You know that moment during a party when you are about halfway through your second Long Island, the life of the party girl just jumped up and started writhing in what she believes are sensual moves, three of the most proficient gossips have been in the bathroom for over twenty minutes, most everyone has posed for and posted at least two status updates, and your friend swallows her third tequila shot, leans forward uncomfortably close and says- “you know what your problem is? You are too damn cautious and cynical. You need to embrace the world, be ready to try new things, open your heart to happiness. Get out of that corner of yours!!”


And I was just drunk enough and bored enough to stand up and declare. “My friend, you are right. I am ready to change my life around and behave in a way that completely negates my character. I resolve to be happy!! I will say yes even when I want to say no. I will embrace new opportunities. I will not hide and pass sarcastic remarks from the corner. I will go the bathroom now.”
After having successfully maneuvered myself out of the bathroom without touching anything (because seriously!!) I found myself cheek to jowl with a middle aged, bespectacled be-suited man, who reminded me of a very fussy economics professor I had while doing my MBA. Our eyes met in that dark passage, the club music suddenly turned on and the DJ hysterically enthusiastic, invited everyone to join him on…. The ….. Dance …. Floor!!!!!
I reached out and grabbed his hand and told him that we had no choice. We had to join the heaving mass of humanity in the postcard sized space. Just as my discreetly spanxed belly rubbed with his, eager to take chances, I yelled into his ear in my hoarsest sexy voice, so what do you do? Are you a pastry chef or a motorcycle customizer or a malaysian tower builder? No, he replied, he was an economics professor at Brigham Young University. I stayed the course, valiantly screaming back I LOVE economics. All that supply and demand, the labor and capital, those efficient markets got me so hot that I couldn’t help myself.

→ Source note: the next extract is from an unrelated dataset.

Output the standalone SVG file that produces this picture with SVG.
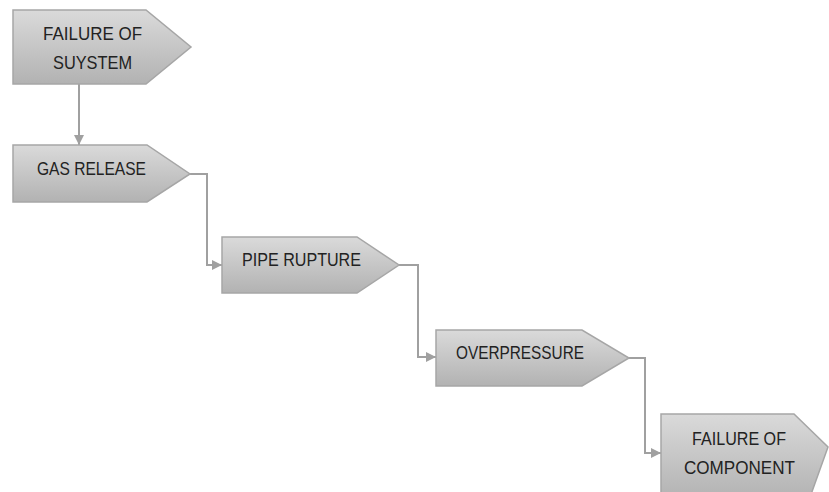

His eyes widened with passionate fervor and he leaned down close to my ear, his lips brushing my lobe, his breath tickling me, would I like to go somewhere we could talk without yelling? He had these grant papers he was sure I would enjoy reading. I could see my friend waving frantically at a complete stranger because she had forgotten her contacts and was too scared to offend others by not acknowledging them. A resolution was a resolution. He was taller but I had more heft, so I went to open myself to happiness.
The coffee was strong and I opened one eye tentatively, then shut it hurriedly when it encountered professorial buttcheeks. A molten ball of iron cobalt mixture sizzled and sank slowly through the folds of my brain. It was a new day, but a very old me, and I knew there was absolutely nothing that would induce me to “wake up”. And then he burped. I sprang out of bed, dragging the sheet with me and wrestled with the tucked in corners, swearing like Britney Spears without her cigarette. No more resolutions. I would go to the grave unredeemed. Happiness would have to find another breast to flower in.